I started participating in kaggle contests in December 2014. This post contains my notes for things I have learnt so far. It is still a work in progress.

Important things for performing well in competitions:

Setup env for rapid iteration and experimentation. Use tools like git, sklearn, ggplot2
Feature extraction
Feature engineering
Prevent overfitting
Have patience

General flow:

Extract and select features -> Train models -> Evaluate and visualize results -> Identify and handle data oddities -> Data Preprocessing -> ..REPEAT..

If dataset it too large, consider splitting it.

Text Learning

Some of the important feature engineering techniques are

toLowerCase
spell corrector
porting
unigrams-trigrams

The porter stemming algorithm is a efficient preprocessing step on many english language tasks. Eg. connects -> connect; connecting -> connect etc.

Most useful algorithms

Random Forests, Support Vector Machine, Gradient Boosting Machines -> Blending

SVM, RF, NN, GBM and Multiple Linear Regression Hierarchical ensemble to combine models

RF and GBM perform very well for common classification and regression tasks

Model ensembling usually results in marginal but significant performance gains (Regularisation + diff models provide different way of looking.. 1%-5%)

Feature selection

The boruta feature selection algorithm is robust and reliable

Wrapper method around random forest and it’s calculated variable importance
Iteratively train RFs and runs statistical tests to identify features as important or not important
Widely used in competition winning models to select a small subset of features for use in training more complex models

Deep Learning in computer vision competitions

Useful libraries:

caffe
Theano
Torch7

Downsampling dataset

PCA

Mean normalisation and feature scaling before applying PCA.
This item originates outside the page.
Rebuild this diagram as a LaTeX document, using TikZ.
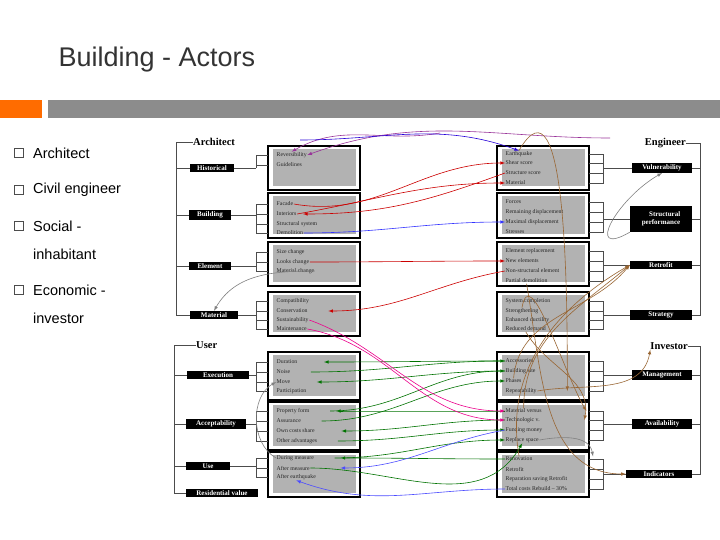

Compression: Choose k by % of variance retained (~99%)

Visualization: for k = 2 or 3

Misuse of PCA:

To prevent overfitting - Might work OK but isn’t a good way to address overfitting.. Use regularization instead - PCA does not use labels (y) .. so reduces info.. PCA more likely to throw away useful information
Only if using original features won’t work, consider using PCA (Eg. large data - slow/disk space)